Ten Tips for Safe Operation of Your Dust Collector
Sponsored by Camfil
Dust control is one of the most challenging jobs in industrial manufacturing and processing. That’s because operators need to meet both environmental and occupational health regulations. When properly maintained, your dust collector can keep workers safe and protect the environment. But the wrong kind of dust collector requires constant maintenance, and one that is not properly protected can cause an explosion or fire. Here are ten important safety tips to minimize risk and ensure compliance:
1. Use Deflagration Protection If your dust collector handles combustible dust, you must equip it with deflagration protection. Although there are many forms of passive deflagration and explosion protection, explosion vents are the most common and cost-effective method. An explosion vent opens when a predetermined amount of pressure builds up inside the collector. This enables the excess pressure and flame front to exit to a safe area. Explosion vents are designed to prevent dust collectors from blowing up in the event of a deflagration, thereby reducing the hazard. They also minimize damage to the collector itself.

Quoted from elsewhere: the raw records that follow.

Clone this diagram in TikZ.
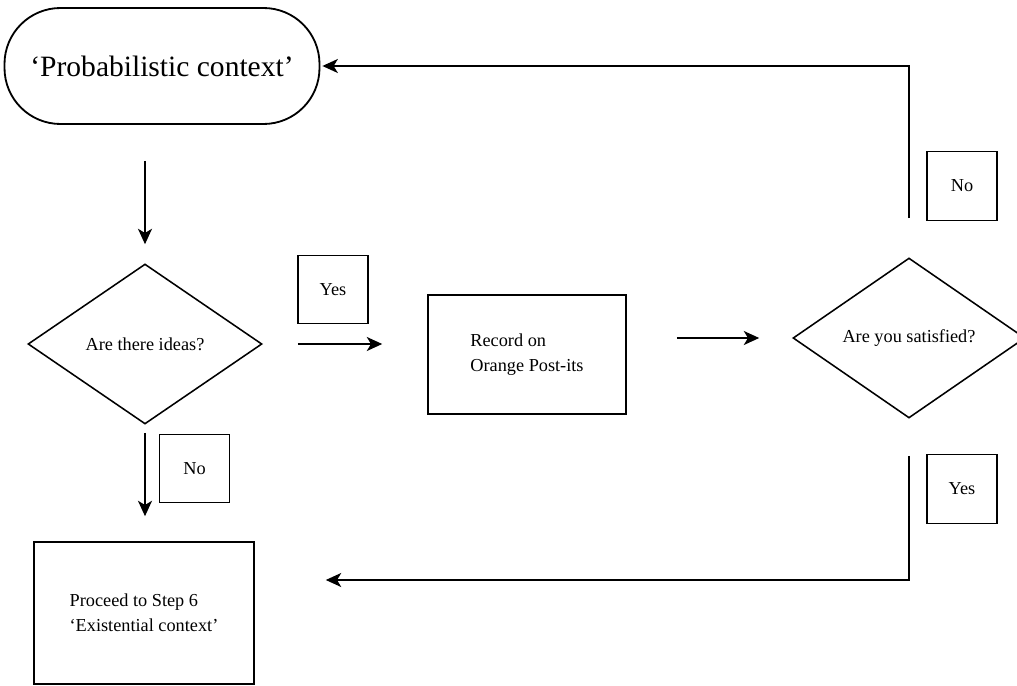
\documentclass[tikz,border=0pt]{standalone}
\usepackage{fontspec}
\setmainfont{Liberation Serif}
\usetikzlibrary{calc}
\usetikzlibrary{positioning}
\usetikzlibrary{shapes.geometric}
\usetikzlibrary{arrows.meta}

\begin{document}
\begin{tikzpicture}[
    txt/.style={font=\fontsize{13}{18}\selectfont},
    terminal/.style={draw, line width=1.3pt, rounded corners=1.4cm,
      minimum width=7.875cm, minimum height=2.9cm,
      font=\fontsize{21}{25}\selectfont},
    decision/.style={draw, diamond, line width=1.1pt, inner sep=0pt,
      minimum width=5.85cm, minimum height=4cm, txt},
    process/.style={draw, rectangle, line width=1.1pt, align=left, txt},
    tag/.style={draw, rectangle, line width=0.8pt,
      minimum width=1.75cm, minimum height=1.72cm, txt},
    flow/.style={line width=1pt,
      -{Stealth[length=11pt, width=10pt, inset=3pt]}}
  ]
  \useasboundingbox (0,0) rectangle (25.425,-17.15);

  % main steps
  \node[terminal] (term) at (4.05,-1.65) {`Probabilistic context'};
  \node[decision] (ideas) at (3.625,-8.6) {Are there ideas?};
  \node[process, minimum width=4.95cm, minimum height=2.975cm]
    (record) at (13.175,-8.8625) {Record on\\Orange Post-its};
  \node[decision, minimum width=5.8cm] (happy) at (22.725,-8.45)
    {Are you satisfied?};
  \node[process, minimum width=5.5cm, minimum height=3.55cm]
    (step6) at (3.6,-15.325) {Proceed to Step 6\\`Existential context'};

  % answer tags
  \node[tag] (yesA) at (8.325,-7.2375) {Yes};
  \node[tag] (noA) at (4.8625,-11.7125) {No};
  \node[tag] (noB) at (24.05,-4.65) {No};
  \node[tag] (yesB) at (24.05,-12.225) {Yes};

  % connectors
  \draw[flow, shorten <=0.9cm, shorten >=0.475cm]
    (ideas.north |- term.south) -- (ideas.north);
  \draw[flow, shorten <=0.875cm, shorten >=1.125cm]
    (ideas.east) -- (ideas.east -| record.west);
  \draw[flow, shorten <=1.25cm, shorten >=0.825cm]
    (record.east |- happy.west) -- (happy.west);
  \draw[flow, shorten <=0.975cm, shorten >=0.05cm]
    (happy.north) |- (term.east);
  \draw[flow, shorten <=0.2cm, shorten >=0.625cm]
    (ideas.south) -- (ideas.south |- step6.north);
  \coordinate (back) at ([yshift=0.825cm]step6.east);
  \draw[flow, shorten <=0.925cm, shorten >=1.775cm]
    (happy.south) |- (back);
\end{tikzpicture}
\end{document}
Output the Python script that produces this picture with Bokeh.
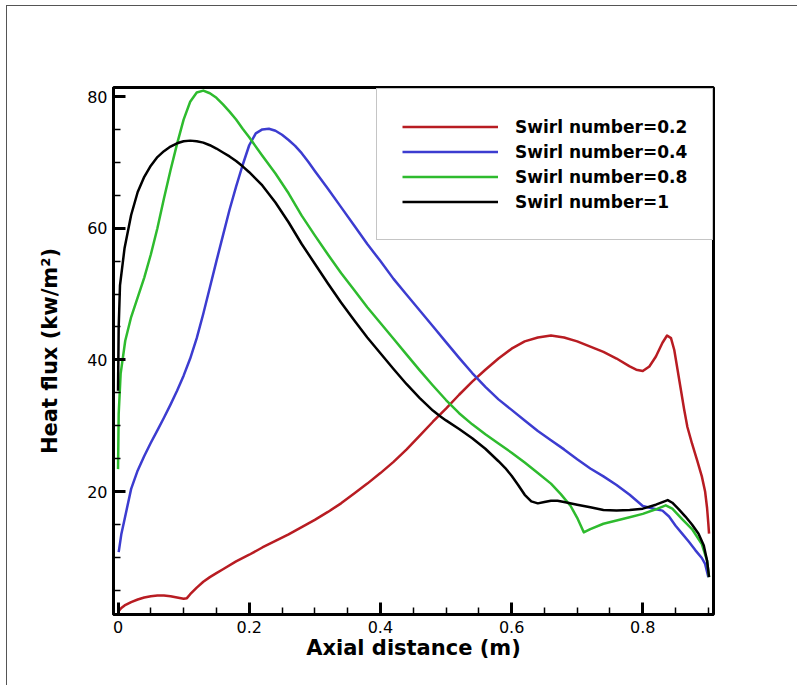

2. Don’t Store Dust in the Hoppers A dust collector’s hopper should not be used to store dust. The hopper is only intended to funnel process dust to a storage bin. Dust that has accumulated in a hopper creates a potential fire or deflagration risk. Dust in the hopper may also diminish the collector’s performance by clogging the system and preventing the pulse-cleaning from doing its job.
3. Protect the Ductwork Even if a collector has rugged construction and a properly sized deflagration vent, the National Fire Protection Association requires protection for the ductwork and safety processes upstream of the dust collector. Equip the ducting with dampers and isolation valves designed to minimize the risk of deflagration within these components. A flow-activated passive inlet isolation valve protects downstream work areas and processes from the propagation of flame and pressure through the inlet duct when deflagration occurs in a dust collector. During deflagration in a dust collector, the pressure wave will close the valve, preventing the passage of flame and smoke to areas upstream from the valve. Airflow analysis needs to be performed on duct systems to help insure the velocities in the duct work are such that the process dust doesn’t accumulate to dangerous levels inside the duct work.
4. Comply with Emissions Regulations A way to measure your dust collector’s emissions effectiveness is to test it according to the ANSI/ASHRAE Standard 199-2016, Method of Testing the Performance of Industrial Pulse Cleaned Dust Collectors. The test measures four key performance parameters: emissions, pressure drop, compressed air usage, and emission reading.
5. Use Pulse-Cleaning Controls The dust collector’s cleaning system design works in conjunction with filter design and is vital for dust collector safety and efficiency. Selective cleaning controls provide an easy, maintenance-friendly way to keep filters clean. Operators can select from continuous cleaning, on-demand cleaning, and downtime cleaning.
6. Know When to Change Filters A simple but important safety requirement is to change filters when airflow through the system reaches a differential pressure limit as prescribed by the manufacturer. Filter change-out is also necessary when the pressure drop across the collector is negatively affecting the ability of the system to capture dust, allowing it to escape into the facility. Some long-life cartridge filters can operate for two years or even longer between change-outs. However, for heavy dust-loading applications, filter replacement might be much more frequent.
7. Practice Safe Filter Change-Out Dust collectors that require entry during service put workers at risk and require companies to file confined space entry permits and monitor for gas. Many cartridge-style dust collectors offer easy filter change-out. Simple, quick-open heavy gauge doors can provide access to a fast cartridge change-out system that does not require entry into the collector. Look for doors that are fully reversible for access from either side and have an exclusive lock-out feature for worker safety.
8. Prevent Fire For spark-generating applications, a range of features and technologies is available, from flame retardant filter media to spark arrestors in the form of drop-out boxes, perforated screens, or cyclone devices installed at collector inlets. Fire sprinkler systems may also be required with some installations.
9. Include Safety Monitoring Filters You might also want to equip your collector with a safety monitoring filter. This is a secondary bank of high-efficiency air filters that prevents collected dust from re-entering the workspace if there’s a leak in the dust collector’s primary filtering system. A safety monitoring filter is a required component in a recirculating dust collection system that cleans air on the downstream of the collector.
10. Add Safety Accessories You can further enhance dust collector safety with additional accessories. For example, OSHA-compliant railed safety platforms and caged ladders can prevent slips and falls when workers access the collector for service. Lockout/tagout doors prevent injury and/or exposure to hazardous dust caused by the inadvertent opening of doors during a pulsing cycle. Where highly toxic dust is being handled, a bag-in/bag-out (BIBO) containment system may be required to isolate workers from used filters during change-out.